DIRECTIONS FOR THIS TASK: For this exercise, output only the lines between the "Output the LaTeX" line and the "(eko) at (335,427)" line, both of them included, and skip all pictures.

INFORMATION SHOWN:
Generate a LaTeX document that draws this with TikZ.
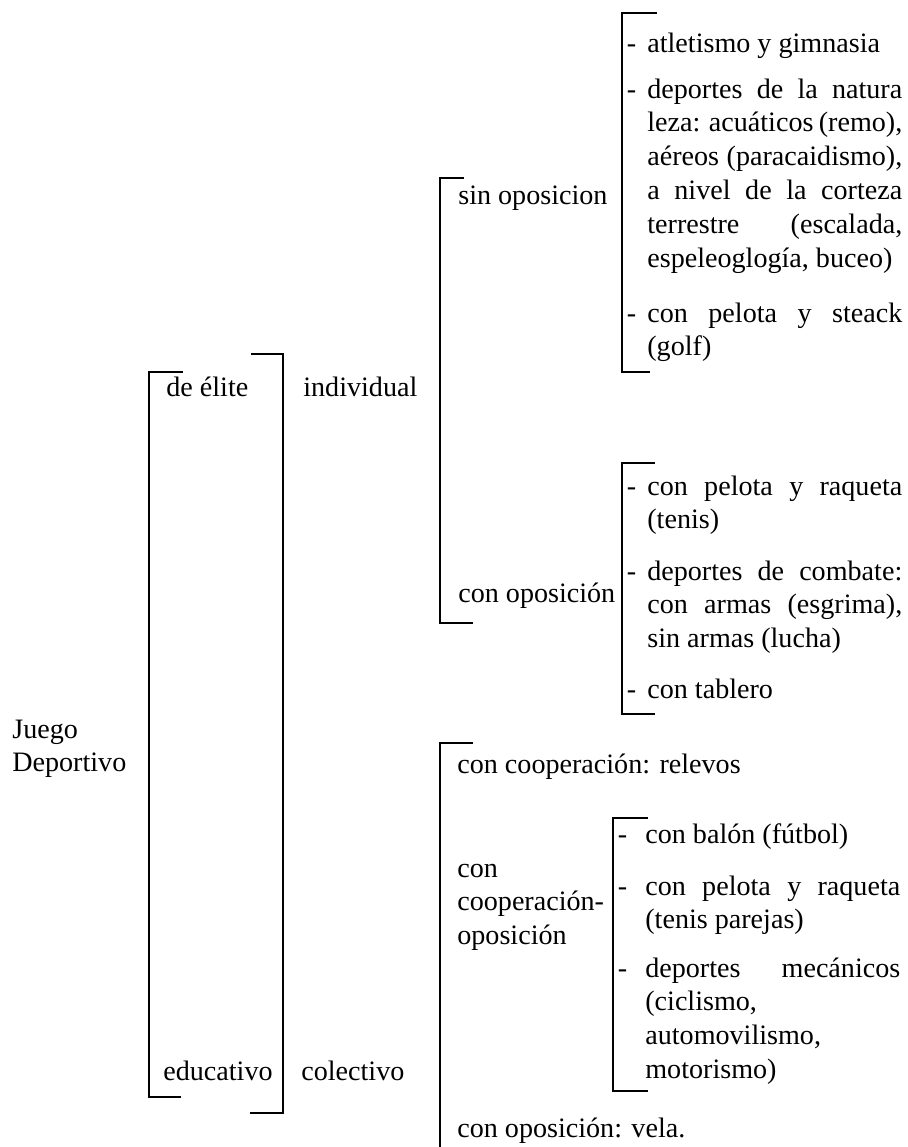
\documentclass[tikz,border=0pt]{standalone}
\usepackage{fontspec}
\setmainfont{Liberation Serif}
\usepackage{tikz}

\begin{document}
\begin{tikzpicture}[
    x=0.02cm, y=-0.02cm,
    txt/.style={anchor=base west, inner sep=0pt, font=\fontsize{16}{19.3}\selectfont},
    stack/.style={txt, text width=4cm, align=left},
    entry/.style={txt, text width=5.1cm, align=justify,
        execute at begin node={\tolerance=10000\leavevmode\llap{-\hspace{#1}}}},
    entry/.default=0.22cm,
    brk/.style={line width=0.9pt}
]
    \useasboundingbox (0,0) rectangle (908,1147);

    % Root and first level
    \node[stack] (juego) at (12,738) {Juego\\Deportivo};
    \node[txt] (elite) at (166,396) {de élite};
    \node[txt] (educ) at (163,1080) {educativo};
    \node[txt] (indiv) at (303,396) {individual};
    \node[txt] (colec) at (301,1080) {colectivo};

    % Individual branch
    \node[txt] (sinop) at (458,204) {sin oposicion};
    \node[txt] (conop) at (458,602) {con oposición};
    \node[entry] (sin1) at (647,52) {atletismo y gimnasia};
    \node[entry] (sin2) at (647,98) {deportes de la natura\linebreak leza: acuáticos (remo),\linebreak aéreos (paracaidismo),\linebreak a nivel de la corteza\linebreak terrestre (escalada,\linebreak espeleoglogía, buceo)};
    \node[entry] (sin3) at (647,322) {con pelota y steack\linebreak (golf)};
    \node[entry] (con1) at (647,495) {con pelota y raqueta\linebreak (tenis)};
    \node[entry] (con2) at (647,580) {deportes de combate:\linebreak con armas (esgrima),\linebreak sin armas (lucha)};
    \node[entry] (con3) at (647,698) {con tablero};

    % Colectivo branch
    \node[txt] (relevos) at (457,773) {con cooperación: relevos};
    \node[stack] (coopop) at (457,877) {con\\cooperación-\\oposición};
    \node[txt] (vela) at (457,1137) {con oposición: vela.};
    \node[entry=0.36cm] (cop1) at (645,843) {con balón (fútbol)};
    \node[entry=0.36cm] (cop2) at (645,895) {con pelota y raqueta\linebreak (tenis parejas)};
    \node[entry=0.36cm] (cop3) at (645,977) {deportes mecánicos\linebreak (ciclismo,\newline automovilismo,\newline motorismo)};

    % Brackets
    \draw[brk] (183,372) -- (149,372) -- (149,1097) -- (181,1097);
    \draw[brk] (251,354) -- (283,354) -- (283,1113) -- (250,1113);
    \draw[brk] (464,178) -- (440,178) -- (440,623) -- (473,623);
    \draw[brk] (657,13) -- (622,13) -- (622,372) -- (650,372);
    \draw[brk] (655,463) -- (622,463) -- (622,714) -- (655,714);
    \draw[brk] (473,743) -- (440,743) -- (440,1147);
    \draw[brk] (648,818) -- (613,818) -- (613,1091) -- (648,1091);
\end{tikzpicture}
\end{document}
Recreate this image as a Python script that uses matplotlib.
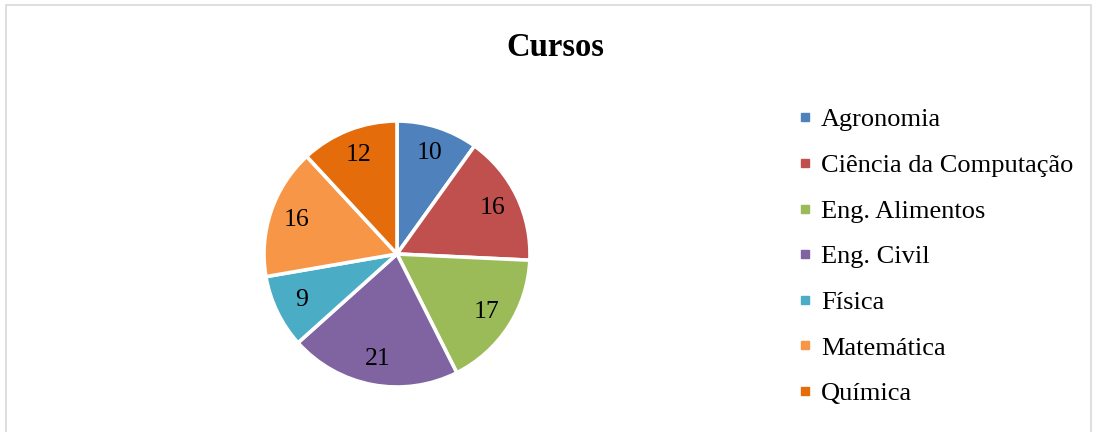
import matplotlib
matplotlib.use("Agg")
import matplotlib.pyplot as plt
from matplotlib.lines import Line2D
from matplotlib.patches import Rectangle

# dados do grafico
cursos = ["Agronomia", "Ciência da Computação", "Eng. Alimentos", "Eng. Civil",
          "Física", "Matemática", "Química"]
valores = [10, 16, 17, 21, 9, 16, 12]
cores = ["#4F81BD", "#C0504D", "#9BBB59", "#8064A2", "#4BACC6", "#F79646", "#E46C0A"]

plt.rcParams['font.family'] = ['Liberation Serif', 'DejaVu Serif']

fig = plt.figure(figsize=(10.95, 4.32), dpi=100)

# moldura do grafico
fig.patches.append(Rectangle((6 / 1095, -0.05), 1085 / 1095, 1.05 - 5 / 432,
                             transform=fig.transFigure, fill=False,
                             edgecolor="#D9D9D9", linewidth=1.2))

ax = fig.add_axes([264 / 1095, 45 / 432, 266 / 1095, 266 / 432])
total = sum(valores)
wedges, texts, autotexts = ax.pie(
    valores, colors=cores, startangle=90, counterclock=False, radius=1,
    autopct=lambda p: "%d" % round(p * total / 100), pctdistance=0.8,
    wedgeprops=dict(edgecolor="white", linewidth=2.6),
    textprops=dict(fontsize=18.5, color="black"))
ax.set_xlim(-1, 1)
ax.set_ylim(-1, 1)
ax.set_aspect("equal")

fig.text(555 / 1095, 1 - 48 / 432, "Cursos", ha="center", va="center",
         fontsize=23.5, fontweight="bold")

handles = [Line2D([], [], marker="s", linestyle="none", markersize=6.3,
                  markerfacecolor=c, markeredgecolor=c) for c in cores]
fig.legend(handles, cursos, loc="upper left",
           bbox_to_anchor=(797 / 1095, 1 - 108 / 432), frameon=False,
           fontsize=19, handlelength=0.6, handletextpad=0.3,
           labelspacing=0.84, borderaxespad=0, borderpad=0)

fig.savefig("out.png", dpi=100)
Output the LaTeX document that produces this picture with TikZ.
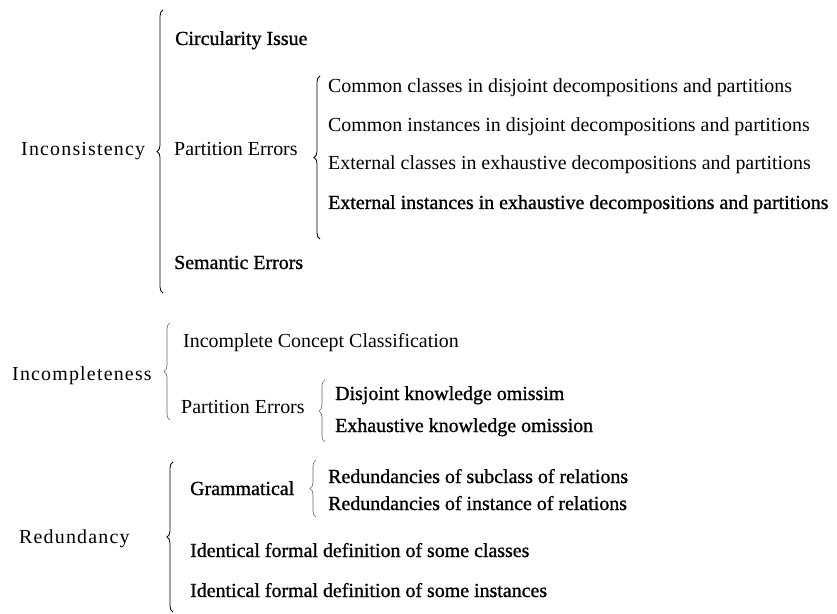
\documentclass[tikz,border=0pt]{standalone}
\usepackage{fontspec}
\setmainfont{Liberation Serif}
\newfontfamily\heavyfont[FakeBold=1]{Liberation Serif}
\newfontfamily\spacedfont[LetterSpace=6]{Liberation Serif}
\usetikzlibrary{decorations.pathreplacing}
\begin{document}
\begin{tikzpicture}[x=1bp,y=-1bp,
  lbl/.style={anchor=west,inner sep=0pt,text height=14bp,text depth=4bp,font=\fontsize{20}{24}\selectfont},
  hlbl/.style={lbl,font=\fontsize{20}{24}\heavyfont},
  toplbl/.style={lbl,font=\fontsize{20}{24}\spacedfont},
  curly/.style={decorate,decoration={brace,amplitude=6bp,aspect=0.5},line width=0.8bp},
  faint/.style={curly,draw=black!60,line width=0.6bp},
]
\useasboundingbox (0,0) rectangle (837,614);

% --- Inconsistency
\node[toplbl] (inc) at (21,151) {Inconsistency};
\coordinate (incT) at (163,10);
\coordinate (incB) at (163,293);
\draw[curly] (incB) -- (incT);
\node[hlbl] (circ) at (175,40) {Circularity Issue};
\node[lbl] (part1) at (174,151) {Partition Errors};
\coordinate (p1T) at (320,76);
\coordinate (p1B) at (320,239);
\draw[curly] (p1B) -- (p1T);
\node[lbl] (cc) at (328,88) {Common classes in disjoint decompositions and partitions};
\node[lbl] (ci) at (328,127) {Common instances in disjoint decompositions and partitions};
\node[lbl] (ec) at (328,165) {External classes in exhaustive decompositions and partitions};
\node[hlbl] (ei) at (328,204) {External instances in exhaustive decompositions and partitions};
\node[hlbl] (sem) at (174,264) {Semantic Errors};

% --- Incompleteness
\node[toplbl] (incomp) at (12,375) {Incompleteness};
\coordinate (icT) at (170,323);
\coordinate (icB) at (170,420);
\draw[faint] (icB) -- (icT);
\node[lbl] (icc) at (183,342) {Incomplete Concept Classification};
\node[lbl] (part2) at (181,408) {Partition Errors};
\coordinate (p2T) at (325,380);
\coordinate (p2B) at (325,442);
\draw[faint] (p2B) -- (p2T);
\node[hlbl] (dko) at (335,395) {Disjoint knowledge omissim};
\node[hlbl] (eko) at (335,427) {Exhaustive knowledge omission};

% --- Redundancy
\node[toplbl] (red) at (19,538) {Redundancy};
\coordinate (rdT) at (173,462);
\coordinate (rdB) at (173,612);
\draw[curly] (rdB) -- (rdT);
\node[hlbl] (gram) at (190,490) {Grammatical};
\coordinate (grT) at (316,460);
\coordinate (grB) at (316,517);
\draw[faint] (grB) -- (grT);
\node[hlbl] (rsub) at (328,478) {Redundancies of subclass of relations};
\node[hlbl] (rins) at (328,505) {Redundancies of instance of relations};
\node[hlbl] (idc) at (190,552) {Identical formal definition of some classes};
\node[hlbl] (idi) at (190,592) {Identical formal definition of some instances};
\end{tikzpicture}
\end{document}
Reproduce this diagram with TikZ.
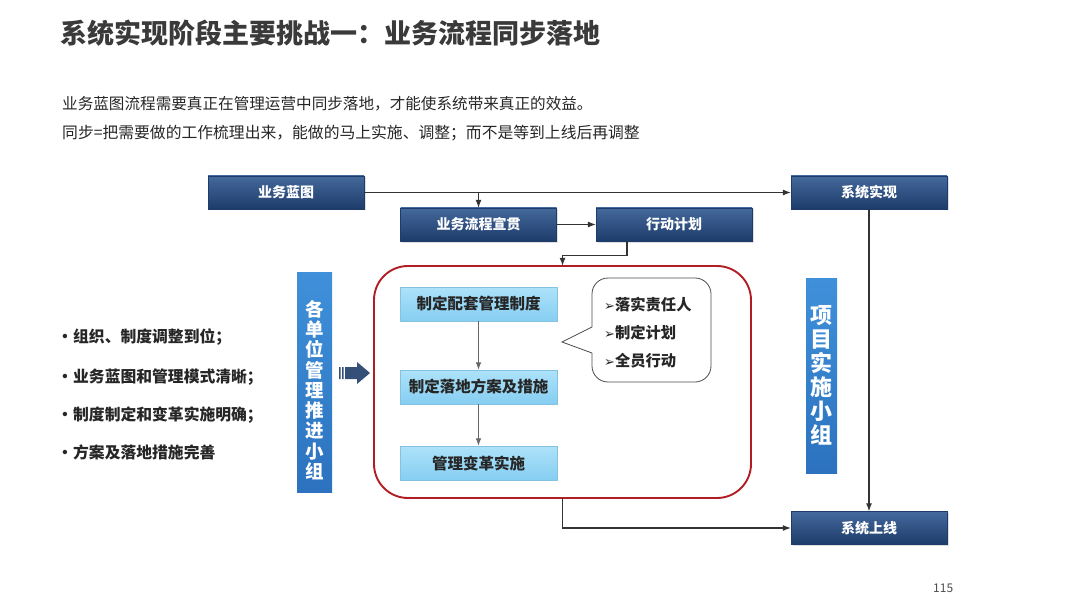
\documentclass[tikz,border=0pt]{standalone}
\usepackage{fontspec}
\setmainfont{Noto Sans CJK SC}
\newfontfamily\symfont{DejaVu Sans}
\usetikzlibrary{arrows.meta,shadows}
\definecolor{navytop}{HTML}{44699C}
\definecolor{navybot}{HTML}{1D3C6A}
\definecolor{skytop}{HTML}{ADE2F9}
\definecolor{skybot}{HTML}{86CEF2}
\definecolor{teamtop}{HTML}{3F90DA}
\definecolor{teambot}{HTML}{2C72BE}
\definecolor{framered}{HTML}{B01E23}
\definecolor{titlegray}{HTML}{3A3A3A}
\newcommand{\pt}[1]{\fontsize{#1}{#1}\selectfont}

\begin{document}
\begin{tikzpicture}[x=1pt,y=-1pt,>=Latex,
  darkbox/.style={top color=navytop,bottom color=navybot,draw=navybot,
    minimum width=156pt,minimum height=33pt,inner sep=0pt,text=white,
    font=\pt{14}\bfseries,
    drop shadow={opacity=0.25,shadow xshift=1.5pt,shadow yshift=-1.5pt}},
  lightbox/.style={top color=skytop,bottom color=skybot,draw=skybot!85!gray,
    minimum width=157pt,minimum height=34pt,inner sep=0pt,text=black!85,
    font=\pt{15.5}\bfseries},
  teambox/.style={top color=teamtop,bottom color=teambot,inner sep=0pt},
  teamtext/.style={text=white,align=center,inner sep=0pt},
  link/.style={->,line width=1.1pt,draw=black!80},
  sublink/.style={->,line width=1pt,draw=gray!80!black},
  plain/.style={anchor=west,inner sep=0pt,text=black!85}]
  \useasboundingbox (0,0) rectangle (1080,607);

  % heading
  \node[plain,text=titlegray,font=\pt{27}\bfseries] (title) at (60,33)
    {系统实现阶段主要挑战一：业务流程同步落地};
  \node[plain,font=\pt{15.6}] (line1) at (62,104)
    {业务蓝图流程需要真正在管理运营中同步落地，才能使系统带来真正的效益。};
  \node[plain,font=\pt{15.8}] (line2) at (62,133)
    {同步=把需要做的工作梳理出来，能做的马上实施、调整；而不是等到上线后再调整};

  % top row
  \node[darkbox] (blueprint) at (286,192.5) {业务蓝图};
  \node[darkbox] (promo) at (478.5,224.5) {业务流程宣贯};
  \node[darkbox] (plan) at (674,224.5) {行动计划};
  \node[darkbox] (sysimpl) at (869,192.5) {系统实现};
  \node[darkbox] (golive) at (869,528) {系统上线};

  % red frame with steps
  \draw[framered,line width=1.9pt,rounded corners=34pt] (374,266) rectangle (751,498);
  \node[inner sep=0pt,minimum width=377pt,minimum height=232pt] (redbox) at (562.5,382) {};
  \node[lightbox] (rules) at (478.5,304) {制定配套管理制度};
  \node[lightbox] (measures) at (478.5,387) {制定落地方案及措施};
  \node[lightbox] (reform) at (478.5,463) {管理变革实施};

  % callout
  \draw[black!70,line width=0.8pt,rounded corners=16pt]
    (592,353) -- (592,382) -- (711,382) -- (711,278) -- (592,278) -- (592,327);
  \draw[black!70,line width=0.8pt] (592,327) -- (562,342) -- (592,353);
  \node[plain,align=left,font=\fontsize{15.3}{28}\selectfont\bfseries] (notetext) at (604,333)
    {{\symfont\pt{13}➢}落实责任人\\{\symfont\pt{13}➢}制定计划\\{\symfont\pt{13}➢}全员行动};

  % teams
  \node[teambox,minimum width=35pt,minimum height=220pt] (unitteam) at (314.5,382) {};
  \node[teamtext,font=\fontsize{18.5}{20.3}\selectfont\bfseries] (unittext) at (314.5,390)
    {各\\单\\位\\管\\理\\推\\进\\小\\组};
  \node[teambox,minimum width=31pt,minimum height=195pt] (projteam) at (821.5,375.5) {};
  \node[teamtext,font=\fontsize{22}{24}\selectfont\bfseries] (projtext) at (821.5,375.5)
    {项\\目\\实\\施\\小\\组};
  % push arrow
  \fill[navybot!90!white] (339,367) rectangle (340.6,379) (342,367) rectangle (343.6,379)
    (345,367) -- (357,367) -- (357,362) -- (370,373) -- (357,384) -- (357,379) -- (345,379) -- cycle;

  % bullets
  \node[plain,font=\pt{15.8}\bfseries] (b1) at (57,337) {\makebox[16pt][l]{•}组织、制度调整到位；};
  \node[plain,font=\pt{15.8}\bfseries] (b2) at (57,377) {\makebox[16pt][l]{•}业务蓝图和管理模式清晰；};
  \node[plain,font=\pt{15.8}\bfseries] (b3) at (57,415) {\makebox[16pt][l]{•}制度制定和变革实施明确；};
  \node[plain,font=\pt{15.8}\bfseries] (b4) at (57,452) {\makebox[16pt][l]{•}方案及落地措施完善};

  % connectors
  \draw[link] (blueprint.east) -- (sysimpl.west);
  \draw[link] (promo.north |- blueprint.east) -- (promo.north);
  \draw[link] (promo.east) -- (plan.west);
  \draw[link] ([xshift=-47pt]plan.south) -- ++(0,14) -| (redbox.north);
  \draw[link] (sysimpl.south) -- (golive.north);
  \draw[link] (redbox.south) |- (golive.west);
  \draw[sublink] (rules.south) -- (measures.north);
  \draw[sublink] (measures.south) -- (reform.north);

  \node[plain,font=\pt{12},text=black!70] (page) at (933,588) {115};
\end{tikzpicture}
\end{document}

SOLUTION TO THIS EXERCISE:
Output the LaTeX document that produces this picture with TikZ.
\documentclass[tikz,border=0pt]{standalone}
\usepackage{fontspec}
\setmainfont{Liberation Serif}
\newfontfamily\heavyfont[FakeBold=1]{Liberation Serif}
\newfontfamily\spacedfont[LetterSpace=6]{Liberation Serif}
\usetikzlibrary{decorations.pathreplacing}
\begin{document}
\begin{tikzpicture}[x=1bp,y=-1bp,
  lbl/.style={anchor=west,inner sep=0pt,text height=14bp,text depth=4bp,font=\fontsize{20}{24}\selectfont},
  hlbl/.style={lbl,font=\fontsize{20}{24}\heavyfont},
  toplbl/.style={lbl,font=\fontsize{20}{24}\spacedfont},
  curly/.style={decorate,decoration={brace,amplitude=6bp,aspect=0.5},line width=0.8bp},
  faint/.style={curly,draw=black!60,line width=0.6bp},
]
\useasboundingbox (0,0) rectangle (837,614);

% --- Inconsistency
\node[toplbl] (inc) at (21,151) {Inconsistency};
\coordinate (incT) at (163,10);
\coordinate (incB) at (163,293);
\draw[curly] (incB) -- (incT);
\node[hlbl] (circ) at (175,40) {Circularity Issue};
\node[lbl] (part1) at (174,151) {Partition Errors};
\coordinate (p1T) at (320,76);
\coordinate (p1B) at (320,239);
\draw[curly] (p1B) -- (p1T);
\node[lbl] (cc) at (328,88) {Common classes in disjoint decompositions and partitions};
\node[lbl] (ci) at (328,127) {Common instances in disjoint decompositions and partitions};
\node[lbl] (ec) at (328,165) {External classes in exhaustive decompositions and partitions};
\node[hlbl] (ei) at (328,204) {External instances in exhaustive decompositions and partitions};
\node[hlbl] (sem) at (174,264) {Semantic Errors};

% --- Incompleteness
\node[toplbl] (incomp) at (12,375) {Incompleteness};
\coordinate (icT) at (170,323);
\coordinate (icB) at (170,420);
\draw[faint] (icB) -- (icT);
\node[lbl] (icc) at (183,342) {Incomplete Concept Classification};
\node[lbl] (part2) at (181,408) {Partition Errors};
\coordinate (p2T) at (325,380);
\coordinate (p2B) at (325,442);
\draw[faint] (p2B) -- (p2T);
\node[hlbl] (dko) at (335,395) {Disjoint knowledge omissim};
\node[hlbl] (eko) at (335,427) {Exhaustive knowledge omission};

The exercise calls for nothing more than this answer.